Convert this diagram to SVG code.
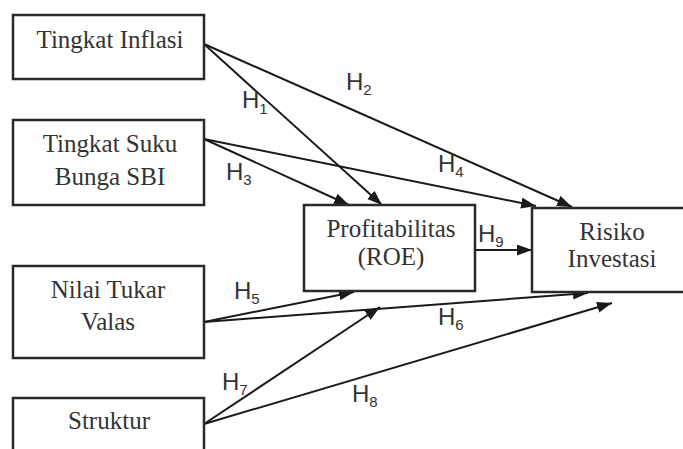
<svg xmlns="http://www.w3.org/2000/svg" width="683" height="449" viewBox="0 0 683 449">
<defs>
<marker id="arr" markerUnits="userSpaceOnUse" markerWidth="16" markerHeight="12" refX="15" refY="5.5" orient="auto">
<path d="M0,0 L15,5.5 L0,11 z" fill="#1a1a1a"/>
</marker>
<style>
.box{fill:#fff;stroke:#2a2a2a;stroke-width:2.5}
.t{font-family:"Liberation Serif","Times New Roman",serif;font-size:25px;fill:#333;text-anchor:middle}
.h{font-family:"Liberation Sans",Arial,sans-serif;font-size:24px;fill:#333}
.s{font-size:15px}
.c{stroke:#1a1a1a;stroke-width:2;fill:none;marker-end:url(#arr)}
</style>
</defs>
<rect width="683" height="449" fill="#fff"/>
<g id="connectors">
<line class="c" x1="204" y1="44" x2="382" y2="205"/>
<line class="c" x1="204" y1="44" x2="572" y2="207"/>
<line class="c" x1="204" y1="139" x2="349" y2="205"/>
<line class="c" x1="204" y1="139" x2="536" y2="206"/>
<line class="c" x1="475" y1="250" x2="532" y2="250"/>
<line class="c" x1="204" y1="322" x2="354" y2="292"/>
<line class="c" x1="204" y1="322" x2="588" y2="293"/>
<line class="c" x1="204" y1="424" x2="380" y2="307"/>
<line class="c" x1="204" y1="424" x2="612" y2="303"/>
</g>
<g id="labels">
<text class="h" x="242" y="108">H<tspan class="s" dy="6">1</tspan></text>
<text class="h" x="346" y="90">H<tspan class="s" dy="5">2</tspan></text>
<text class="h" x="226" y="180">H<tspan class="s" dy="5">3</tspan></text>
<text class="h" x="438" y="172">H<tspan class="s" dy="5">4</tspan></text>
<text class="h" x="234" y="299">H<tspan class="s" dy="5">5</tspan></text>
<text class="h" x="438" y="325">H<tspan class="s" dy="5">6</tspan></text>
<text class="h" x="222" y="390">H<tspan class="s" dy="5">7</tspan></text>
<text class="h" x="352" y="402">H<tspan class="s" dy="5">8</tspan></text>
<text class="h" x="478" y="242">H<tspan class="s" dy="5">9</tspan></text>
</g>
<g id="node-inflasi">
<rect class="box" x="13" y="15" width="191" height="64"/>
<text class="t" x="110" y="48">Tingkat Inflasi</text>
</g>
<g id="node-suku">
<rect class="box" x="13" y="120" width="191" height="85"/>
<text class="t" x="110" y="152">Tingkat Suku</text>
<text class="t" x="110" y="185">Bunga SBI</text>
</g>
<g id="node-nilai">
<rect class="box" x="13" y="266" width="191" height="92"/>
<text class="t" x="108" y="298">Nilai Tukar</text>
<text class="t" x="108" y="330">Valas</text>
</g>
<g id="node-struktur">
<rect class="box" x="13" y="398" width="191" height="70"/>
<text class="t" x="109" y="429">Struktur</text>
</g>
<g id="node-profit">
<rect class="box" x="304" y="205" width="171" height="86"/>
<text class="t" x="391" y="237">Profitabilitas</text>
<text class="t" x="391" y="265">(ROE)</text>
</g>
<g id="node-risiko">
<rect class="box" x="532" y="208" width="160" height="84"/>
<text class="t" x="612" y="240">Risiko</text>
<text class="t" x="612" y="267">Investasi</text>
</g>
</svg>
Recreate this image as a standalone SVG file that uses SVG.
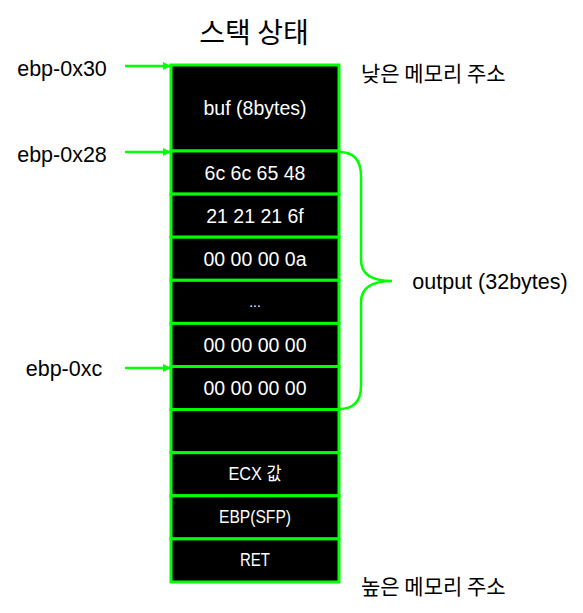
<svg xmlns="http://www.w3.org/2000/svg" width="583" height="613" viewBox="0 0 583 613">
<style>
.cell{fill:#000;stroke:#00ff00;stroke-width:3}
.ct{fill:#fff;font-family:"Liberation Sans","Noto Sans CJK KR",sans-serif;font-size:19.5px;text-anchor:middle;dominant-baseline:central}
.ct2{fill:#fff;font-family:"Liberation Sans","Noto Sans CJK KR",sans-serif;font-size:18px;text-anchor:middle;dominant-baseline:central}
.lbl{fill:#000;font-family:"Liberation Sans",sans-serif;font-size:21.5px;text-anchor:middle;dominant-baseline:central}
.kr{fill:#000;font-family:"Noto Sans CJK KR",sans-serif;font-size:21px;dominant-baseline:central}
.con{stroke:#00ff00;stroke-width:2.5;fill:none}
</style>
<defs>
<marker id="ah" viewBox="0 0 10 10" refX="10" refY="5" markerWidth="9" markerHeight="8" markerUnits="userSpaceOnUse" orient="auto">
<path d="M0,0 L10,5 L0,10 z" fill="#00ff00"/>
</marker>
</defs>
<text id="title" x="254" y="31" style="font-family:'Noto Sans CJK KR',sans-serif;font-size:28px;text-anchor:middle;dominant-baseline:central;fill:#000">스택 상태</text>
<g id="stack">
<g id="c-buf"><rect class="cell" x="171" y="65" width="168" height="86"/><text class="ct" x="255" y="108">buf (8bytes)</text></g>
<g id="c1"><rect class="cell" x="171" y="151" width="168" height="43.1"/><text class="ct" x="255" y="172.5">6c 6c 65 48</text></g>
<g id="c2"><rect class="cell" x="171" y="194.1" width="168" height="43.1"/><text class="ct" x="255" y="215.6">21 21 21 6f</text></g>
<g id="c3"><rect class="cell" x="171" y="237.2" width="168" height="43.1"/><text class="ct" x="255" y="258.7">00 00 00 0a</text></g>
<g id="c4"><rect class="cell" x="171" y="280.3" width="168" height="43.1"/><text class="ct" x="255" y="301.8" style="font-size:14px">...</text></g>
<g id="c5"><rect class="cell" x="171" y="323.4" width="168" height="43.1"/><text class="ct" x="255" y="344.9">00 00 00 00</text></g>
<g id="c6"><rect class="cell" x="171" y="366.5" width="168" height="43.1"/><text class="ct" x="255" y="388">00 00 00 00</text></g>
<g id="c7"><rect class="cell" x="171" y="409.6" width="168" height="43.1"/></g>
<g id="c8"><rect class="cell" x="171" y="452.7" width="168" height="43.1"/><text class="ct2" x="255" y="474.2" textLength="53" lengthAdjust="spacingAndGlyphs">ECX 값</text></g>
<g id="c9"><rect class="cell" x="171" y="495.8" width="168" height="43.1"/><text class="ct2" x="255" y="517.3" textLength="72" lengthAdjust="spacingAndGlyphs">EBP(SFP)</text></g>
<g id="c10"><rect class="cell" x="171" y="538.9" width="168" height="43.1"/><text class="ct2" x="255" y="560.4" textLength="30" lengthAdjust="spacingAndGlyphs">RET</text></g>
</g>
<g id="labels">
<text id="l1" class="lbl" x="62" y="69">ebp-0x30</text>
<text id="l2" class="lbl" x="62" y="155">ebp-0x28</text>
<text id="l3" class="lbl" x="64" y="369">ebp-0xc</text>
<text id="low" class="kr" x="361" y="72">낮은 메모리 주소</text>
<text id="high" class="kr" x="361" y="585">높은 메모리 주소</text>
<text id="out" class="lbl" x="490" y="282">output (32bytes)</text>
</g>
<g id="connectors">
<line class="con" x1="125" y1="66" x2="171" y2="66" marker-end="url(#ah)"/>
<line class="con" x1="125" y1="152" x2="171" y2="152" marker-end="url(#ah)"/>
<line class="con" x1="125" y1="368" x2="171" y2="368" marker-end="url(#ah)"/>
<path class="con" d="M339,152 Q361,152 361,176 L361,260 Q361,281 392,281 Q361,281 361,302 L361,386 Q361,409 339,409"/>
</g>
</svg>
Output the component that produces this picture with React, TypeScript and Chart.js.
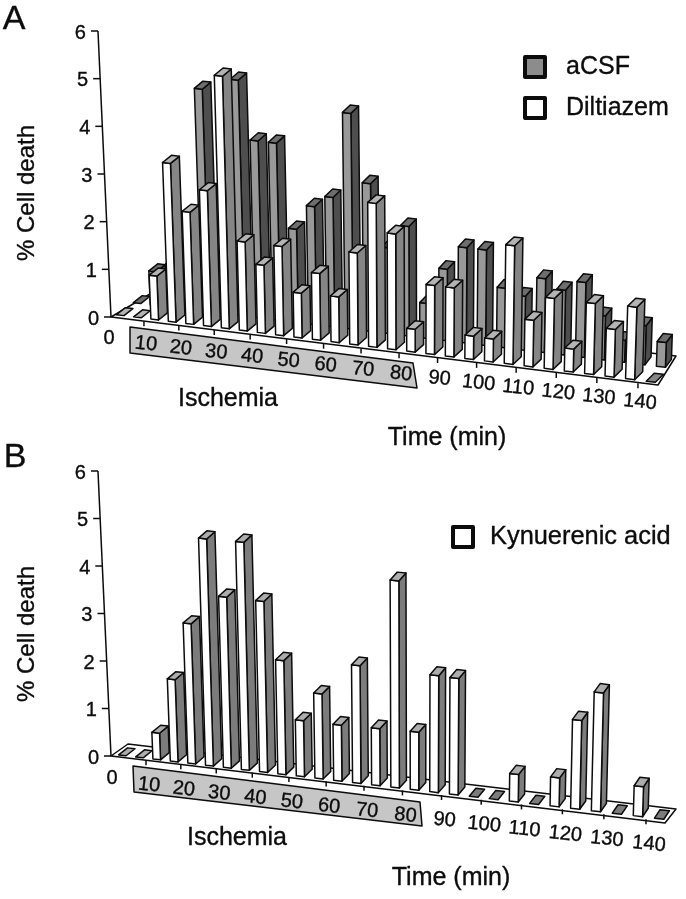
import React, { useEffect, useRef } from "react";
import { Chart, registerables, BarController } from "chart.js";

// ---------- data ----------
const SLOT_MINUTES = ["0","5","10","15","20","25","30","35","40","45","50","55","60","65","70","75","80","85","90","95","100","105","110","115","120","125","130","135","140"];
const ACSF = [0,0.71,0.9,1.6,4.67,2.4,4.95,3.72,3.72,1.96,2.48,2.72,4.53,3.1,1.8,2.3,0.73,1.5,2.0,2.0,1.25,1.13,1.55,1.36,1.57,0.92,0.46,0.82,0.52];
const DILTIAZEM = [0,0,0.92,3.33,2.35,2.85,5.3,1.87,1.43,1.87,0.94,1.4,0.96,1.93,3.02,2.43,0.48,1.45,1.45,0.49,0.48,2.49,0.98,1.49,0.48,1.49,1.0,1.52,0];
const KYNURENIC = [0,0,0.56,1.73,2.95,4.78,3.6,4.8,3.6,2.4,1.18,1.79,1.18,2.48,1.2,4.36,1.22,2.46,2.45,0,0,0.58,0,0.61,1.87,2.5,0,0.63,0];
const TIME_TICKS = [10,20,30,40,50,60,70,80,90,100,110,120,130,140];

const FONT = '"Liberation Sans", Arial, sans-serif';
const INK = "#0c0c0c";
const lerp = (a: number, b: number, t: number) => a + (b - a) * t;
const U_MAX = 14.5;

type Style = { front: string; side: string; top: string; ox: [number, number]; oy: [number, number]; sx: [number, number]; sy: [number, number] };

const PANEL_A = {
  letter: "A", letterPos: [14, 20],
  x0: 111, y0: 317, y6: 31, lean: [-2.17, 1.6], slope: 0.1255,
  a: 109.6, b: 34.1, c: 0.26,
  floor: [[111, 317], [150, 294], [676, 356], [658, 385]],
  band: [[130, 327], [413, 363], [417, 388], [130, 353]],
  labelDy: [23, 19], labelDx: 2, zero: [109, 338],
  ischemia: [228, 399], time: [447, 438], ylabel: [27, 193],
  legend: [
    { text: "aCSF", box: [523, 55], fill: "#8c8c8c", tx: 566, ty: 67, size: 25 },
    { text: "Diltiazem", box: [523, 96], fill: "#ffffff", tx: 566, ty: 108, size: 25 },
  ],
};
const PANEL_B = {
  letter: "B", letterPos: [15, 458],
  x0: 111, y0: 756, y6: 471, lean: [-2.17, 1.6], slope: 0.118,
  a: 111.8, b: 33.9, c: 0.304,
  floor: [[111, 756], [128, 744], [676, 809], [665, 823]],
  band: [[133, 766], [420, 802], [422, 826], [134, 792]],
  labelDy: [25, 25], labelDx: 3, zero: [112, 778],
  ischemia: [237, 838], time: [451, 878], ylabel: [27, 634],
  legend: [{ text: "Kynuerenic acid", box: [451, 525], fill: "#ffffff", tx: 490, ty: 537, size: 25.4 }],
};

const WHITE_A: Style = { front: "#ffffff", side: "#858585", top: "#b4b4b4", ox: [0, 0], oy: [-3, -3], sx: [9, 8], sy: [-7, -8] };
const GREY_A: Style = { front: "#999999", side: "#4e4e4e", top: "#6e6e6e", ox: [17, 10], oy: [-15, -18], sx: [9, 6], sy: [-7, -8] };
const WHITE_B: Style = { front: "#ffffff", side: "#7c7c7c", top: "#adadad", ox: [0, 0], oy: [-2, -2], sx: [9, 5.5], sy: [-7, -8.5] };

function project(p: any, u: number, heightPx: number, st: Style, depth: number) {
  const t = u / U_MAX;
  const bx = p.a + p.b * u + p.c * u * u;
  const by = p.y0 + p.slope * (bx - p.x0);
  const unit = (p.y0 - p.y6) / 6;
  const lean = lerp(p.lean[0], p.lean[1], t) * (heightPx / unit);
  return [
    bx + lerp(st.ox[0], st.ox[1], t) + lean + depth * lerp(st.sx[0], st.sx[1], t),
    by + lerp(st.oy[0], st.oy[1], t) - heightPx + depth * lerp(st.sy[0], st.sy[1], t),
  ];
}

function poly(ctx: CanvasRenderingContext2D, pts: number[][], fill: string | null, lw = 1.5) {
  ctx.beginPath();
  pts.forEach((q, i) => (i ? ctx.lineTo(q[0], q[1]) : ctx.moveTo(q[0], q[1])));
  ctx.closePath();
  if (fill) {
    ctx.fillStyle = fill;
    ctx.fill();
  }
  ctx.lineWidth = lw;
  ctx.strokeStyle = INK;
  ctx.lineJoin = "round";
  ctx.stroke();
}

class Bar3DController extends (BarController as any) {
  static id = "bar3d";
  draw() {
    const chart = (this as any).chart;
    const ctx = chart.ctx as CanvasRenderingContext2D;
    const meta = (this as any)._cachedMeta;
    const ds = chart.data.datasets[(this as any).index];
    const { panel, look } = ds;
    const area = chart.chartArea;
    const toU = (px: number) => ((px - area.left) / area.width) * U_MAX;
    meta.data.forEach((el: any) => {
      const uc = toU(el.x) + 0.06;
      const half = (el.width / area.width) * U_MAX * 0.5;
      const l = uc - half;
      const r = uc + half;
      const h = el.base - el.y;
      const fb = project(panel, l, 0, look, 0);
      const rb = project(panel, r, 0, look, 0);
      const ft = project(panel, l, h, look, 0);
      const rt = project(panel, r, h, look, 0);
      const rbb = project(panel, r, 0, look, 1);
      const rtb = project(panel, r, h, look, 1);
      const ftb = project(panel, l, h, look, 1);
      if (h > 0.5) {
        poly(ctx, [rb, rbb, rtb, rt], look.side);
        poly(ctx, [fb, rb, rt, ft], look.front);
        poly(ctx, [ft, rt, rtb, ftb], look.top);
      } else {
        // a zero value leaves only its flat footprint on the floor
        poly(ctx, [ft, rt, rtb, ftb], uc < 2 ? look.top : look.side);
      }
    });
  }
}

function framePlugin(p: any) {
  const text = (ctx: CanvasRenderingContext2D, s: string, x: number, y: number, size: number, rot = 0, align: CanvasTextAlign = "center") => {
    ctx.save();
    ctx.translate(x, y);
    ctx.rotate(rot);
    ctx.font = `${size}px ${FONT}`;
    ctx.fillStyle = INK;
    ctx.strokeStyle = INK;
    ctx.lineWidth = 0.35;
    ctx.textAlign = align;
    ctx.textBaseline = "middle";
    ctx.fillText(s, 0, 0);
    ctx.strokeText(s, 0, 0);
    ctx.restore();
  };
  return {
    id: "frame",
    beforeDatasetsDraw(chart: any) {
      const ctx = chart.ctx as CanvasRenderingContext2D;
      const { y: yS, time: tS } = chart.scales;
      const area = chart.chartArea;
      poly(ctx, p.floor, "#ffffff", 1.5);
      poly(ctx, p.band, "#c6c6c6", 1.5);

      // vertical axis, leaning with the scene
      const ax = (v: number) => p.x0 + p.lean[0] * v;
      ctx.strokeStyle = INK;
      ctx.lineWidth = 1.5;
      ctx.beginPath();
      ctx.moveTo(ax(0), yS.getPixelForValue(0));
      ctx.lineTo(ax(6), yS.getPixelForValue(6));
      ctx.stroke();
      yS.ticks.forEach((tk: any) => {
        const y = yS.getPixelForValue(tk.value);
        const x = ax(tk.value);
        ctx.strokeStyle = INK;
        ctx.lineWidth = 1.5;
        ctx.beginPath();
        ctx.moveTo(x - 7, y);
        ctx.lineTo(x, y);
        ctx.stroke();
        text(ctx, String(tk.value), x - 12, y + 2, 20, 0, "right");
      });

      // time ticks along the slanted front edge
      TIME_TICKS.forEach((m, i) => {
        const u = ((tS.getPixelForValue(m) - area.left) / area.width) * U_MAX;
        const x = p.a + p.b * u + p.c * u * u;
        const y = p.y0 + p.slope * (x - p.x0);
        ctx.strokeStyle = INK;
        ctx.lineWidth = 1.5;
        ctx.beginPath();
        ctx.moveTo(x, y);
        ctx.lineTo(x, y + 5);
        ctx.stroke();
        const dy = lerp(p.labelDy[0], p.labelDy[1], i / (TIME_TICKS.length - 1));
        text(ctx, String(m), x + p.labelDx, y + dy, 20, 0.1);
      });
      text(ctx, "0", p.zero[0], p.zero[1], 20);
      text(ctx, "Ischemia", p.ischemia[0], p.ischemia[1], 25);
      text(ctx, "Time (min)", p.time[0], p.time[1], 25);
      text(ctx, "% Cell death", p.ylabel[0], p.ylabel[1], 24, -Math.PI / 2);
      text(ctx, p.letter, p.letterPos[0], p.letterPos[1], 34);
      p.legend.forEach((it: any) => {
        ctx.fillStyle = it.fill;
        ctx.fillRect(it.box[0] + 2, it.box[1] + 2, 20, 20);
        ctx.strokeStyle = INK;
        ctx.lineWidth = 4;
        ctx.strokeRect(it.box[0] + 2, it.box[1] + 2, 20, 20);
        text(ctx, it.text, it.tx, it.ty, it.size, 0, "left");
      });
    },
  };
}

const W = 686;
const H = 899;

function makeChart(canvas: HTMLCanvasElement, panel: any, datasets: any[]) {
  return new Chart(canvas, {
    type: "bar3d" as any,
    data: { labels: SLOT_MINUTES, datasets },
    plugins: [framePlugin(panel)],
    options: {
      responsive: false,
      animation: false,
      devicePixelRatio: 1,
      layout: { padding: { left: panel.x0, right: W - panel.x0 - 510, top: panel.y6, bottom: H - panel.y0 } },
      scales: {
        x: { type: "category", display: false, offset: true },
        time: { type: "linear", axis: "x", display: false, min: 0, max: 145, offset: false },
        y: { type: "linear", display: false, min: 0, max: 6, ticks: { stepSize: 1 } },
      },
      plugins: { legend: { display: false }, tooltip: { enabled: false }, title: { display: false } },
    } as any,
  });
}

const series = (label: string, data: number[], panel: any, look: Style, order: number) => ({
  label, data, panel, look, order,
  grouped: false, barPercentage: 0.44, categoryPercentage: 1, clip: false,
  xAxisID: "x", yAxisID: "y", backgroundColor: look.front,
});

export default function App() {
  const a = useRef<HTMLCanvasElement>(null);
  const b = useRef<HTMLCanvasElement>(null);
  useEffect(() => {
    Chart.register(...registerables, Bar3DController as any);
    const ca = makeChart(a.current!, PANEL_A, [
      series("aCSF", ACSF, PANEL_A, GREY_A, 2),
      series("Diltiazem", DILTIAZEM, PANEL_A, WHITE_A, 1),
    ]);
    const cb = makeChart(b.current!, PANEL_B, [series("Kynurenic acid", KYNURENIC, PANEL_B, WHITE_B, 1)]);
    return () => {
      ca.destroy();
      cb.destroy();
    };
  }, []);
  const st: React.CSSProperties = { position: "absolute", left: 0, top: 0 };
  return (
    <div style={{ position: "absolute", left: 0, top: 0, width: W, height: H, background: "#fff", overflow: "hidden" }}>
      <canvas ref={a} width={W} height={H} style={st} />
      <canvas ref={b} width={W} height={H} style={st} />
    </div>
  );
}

* * * * * * *

→ **SHORT EXERCISE**
Leave the pictures aside and restate exactly the lines from the one containing "Output the component" to the one containing "string; side: string;", those two lines included.

→ **RIGHT ANSWER**
Output the component that produces this picture with React, TypeScript and Chart.js.
import React, { useEffect, useRef } from "react";
import { Chart, registerables, BarController } from "chart.js";

// ---------- data ----------
const SLOT_MINUTES = ["0","5","10","15","20","25","30","35","40","45","50","55","60","65","70","75","80","85","90","95","100","105","110","115","120","125","130","135","140"];
const ACSF = [0,0.71,0.9,1.6,4.67,2.4,4.95,3.72,3.72,1.96,2.48,2.72,4.53,3.1,1.8,2.3,0.73,1.5,2.0,2.0,1.25,1.13,1.55,1.36,1.57,0.92,0.46,0.82,0.52];
const DILTIAZEM = [0,0,0.92,3.33,2.35,2.85,5.3,1.87,1.43,1.87,0.94,1.4,0.96,1.93,3.02,2.43,0.48,1.45,1.45,0.49,0.48,2.49,0.98,1.49,0.48,1.49,1.0,1.52,0];
const KYNURENIC = [0,0,0.56,1.73,2.95,4.78,3.6,4.8,3.6,2.4,1.18,1.79,1.18,2.48,1.2,4.36,1.22,2.46,2.45,0,0,0.58,0,0.61,1.87,2.5,0,0.63,0];
const TIME_TICKS = [10,20,30,40,50,60,70,80,90,100,110,120,130,140];

const FONT = '"Liberation Sans", Arial, sans-serif';
const INK = "#0c0c0c";
const lerp = (a: number, b: number, t: number) => a + (b - a) * t;
const U_MAX = 14.5;

type Style = { front: string; side: string; top: string; ox: [number, number]; oy: [number, number]; sx: [number, number]; sy: [number, number] };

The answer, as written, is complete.